▶ [WHAT IS REQUIRED] Without the pictures, return all of the material exactly as written.

▶ [AVAILABLE DATA]

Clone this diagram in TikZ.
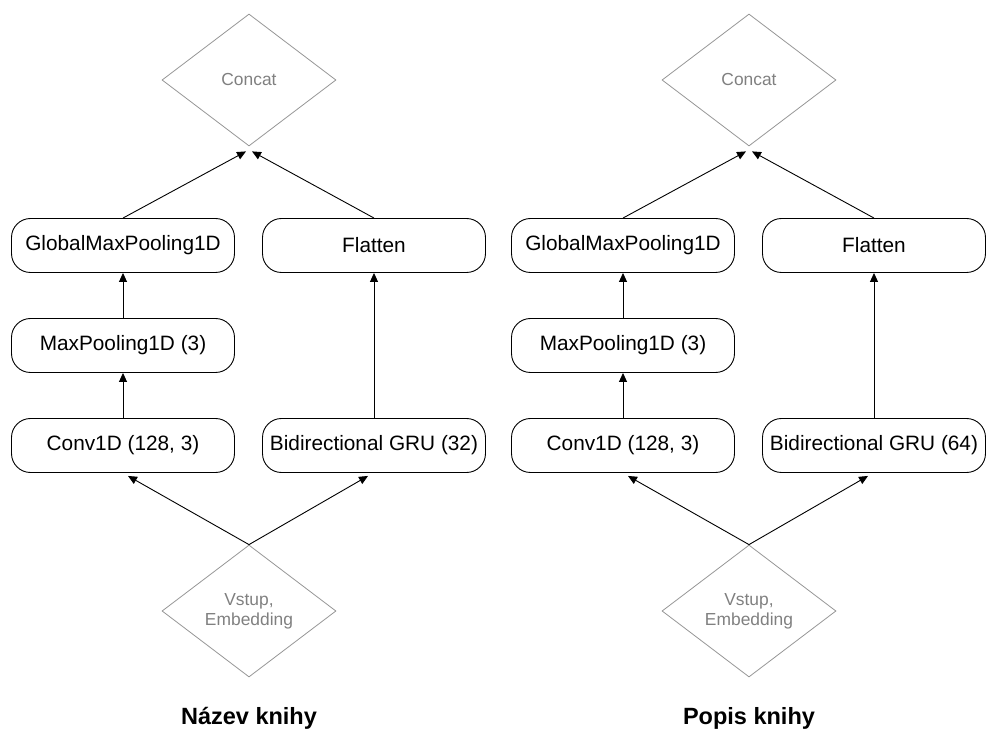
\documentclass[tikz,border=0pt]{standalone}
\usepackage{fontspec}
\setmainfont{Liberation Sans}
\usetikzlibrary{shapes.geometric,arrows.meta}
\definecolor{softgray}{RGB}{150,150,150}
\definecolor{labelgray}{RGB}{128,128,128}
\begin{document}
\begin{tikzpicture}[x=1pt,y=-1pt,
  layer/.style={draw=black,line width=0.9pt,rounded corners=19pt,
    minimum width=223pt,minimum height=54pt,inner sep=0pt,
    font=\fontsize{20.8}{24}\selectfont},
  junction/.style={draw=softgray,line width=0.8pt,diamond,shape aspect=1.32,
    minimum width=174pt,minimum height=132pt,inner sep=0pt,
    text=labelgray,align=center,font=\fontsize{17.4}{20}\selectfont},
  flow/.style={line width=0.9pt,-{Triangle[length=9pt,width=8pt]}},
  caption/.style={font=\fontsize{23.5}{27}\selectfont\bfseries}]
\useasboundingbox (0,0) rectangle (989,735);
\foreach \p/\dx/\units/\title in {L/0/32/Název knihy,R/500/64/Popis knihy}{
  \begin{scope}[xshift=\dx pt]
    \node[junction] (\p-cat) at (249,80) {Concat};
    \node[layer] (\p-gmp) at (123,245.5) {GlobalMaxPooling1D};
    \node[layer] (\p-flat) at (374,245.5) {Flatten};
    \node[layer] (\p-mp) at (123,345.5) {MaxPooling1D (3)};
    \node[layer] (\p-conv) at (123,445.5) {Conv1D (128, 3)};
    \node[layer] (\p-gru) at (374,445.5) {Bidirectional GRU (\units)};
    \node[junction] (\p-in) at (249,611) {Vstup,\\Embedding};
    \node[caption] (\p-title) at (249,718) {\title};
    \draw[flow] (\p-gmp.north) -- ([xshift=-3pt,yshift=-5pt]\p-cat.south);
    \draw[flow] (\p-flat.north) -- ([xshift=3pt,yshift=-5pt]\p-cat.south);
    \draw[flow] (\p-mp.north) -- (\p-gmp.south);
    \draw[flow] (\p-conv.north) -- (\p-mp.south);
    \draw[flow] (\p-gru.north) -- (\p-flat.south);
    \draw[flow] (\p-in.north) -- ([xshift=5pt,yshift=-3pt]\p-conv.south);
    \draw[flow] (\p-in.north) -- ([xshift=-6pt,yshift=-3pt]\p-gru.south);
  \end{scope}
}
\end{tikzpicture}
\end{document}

▶ [TASK OUTPUT]
Clone this diagram in TikZ.
\documentclass[tikz,border=0pt]{standalone}
\usepackage{fontspec}
\setmainfont{Liberation Sans}
\usetikzlibrary{shapes.geometric,arrows.meta}
\definecolor{softgray}{RGB}{150,150,150}
\definecolor{labelgray}{RGB}{128,128,128}
\begin{document}
\begin{tikzpicture}[x=1pt,y=-1pt,
  layer/.style={draw=black,line width=0.9pt,rounded corners=19pt,
    minimum width=223pt,minimum height=54pt,inner sep=0pt,
    font=\fontsize{20.8}{24}\selectfont},
  junction/.style={draw=softgray,line width=0.8pt,diamond,shape aspect=1.32,
    minimum width=174pt,minimum height=132pt,inner sep=0pt,
    text=labelgray,align=center,font=\fontsize{17.4}{20}\selectfont},
  flow/.style={line width=0.9pt,-{Triangle[length=9pt,width=8pt]}},
  caption/.style={font=\fontsize{23.5}{27}\selectfont\bfseries}]
\useasboundingbox (0,0) rectangle (989,735);
\foreach \p/\dx/\units/\title in {L/0/32/Název knihy,R/500/64/Popis knihy}{
  \begin{scope}[xshift=\dx pt]
    \node[junction] (\p-cat) at (249,80) {Concat};
    \node[layer] (\p-gmp) at (123,245.5) {GlobalMaxPooling1D};
    \node[layer] (\p-flat) at (374,245.5) {Flatten};
    \node[layer] (\p-mp) at (123,345.5) {MaxPooling1D (3)};
    \node[layer] (\p-conv) at (123,445.5) {Conv1D (128, 3)};
    \node[layer] (\p-gru) at (374,445.5) {Bidirectional GRU (\units)};
    \node[junction] (\p-in) at (249,611) {Vstup,\\Embedding};
    \node[caption] (\p-title) at (249,718) {\title};
    \draw[flow] (\p-gmp.north) -- ([xshift=-3pt,yshift=-5pt]\p-cat.south);
    \draw[flow] (\p-flat.north) -- ([xshift=3pt,yshift=-5pt]\p-cat.south);
    \draw[flow] (\p-mp.north) -- (\p-gmp.south);
    \draw[flow] (\p-conv.north) -- (\p-mp.south);
    \draw[flow] (\p-gru.north) -- (\p-flat.south);
    \draw[flow] (\p-in.north) -- ([xshift=5pt,yshift=-3pt]\p-conv.south);
    \draw[flow] (\p-in.north) -- ([xshift=-6pt,yshift=-3pt]\p-gru.south);
  \end{scope}
}
\end{tikzpicture}
\end{document}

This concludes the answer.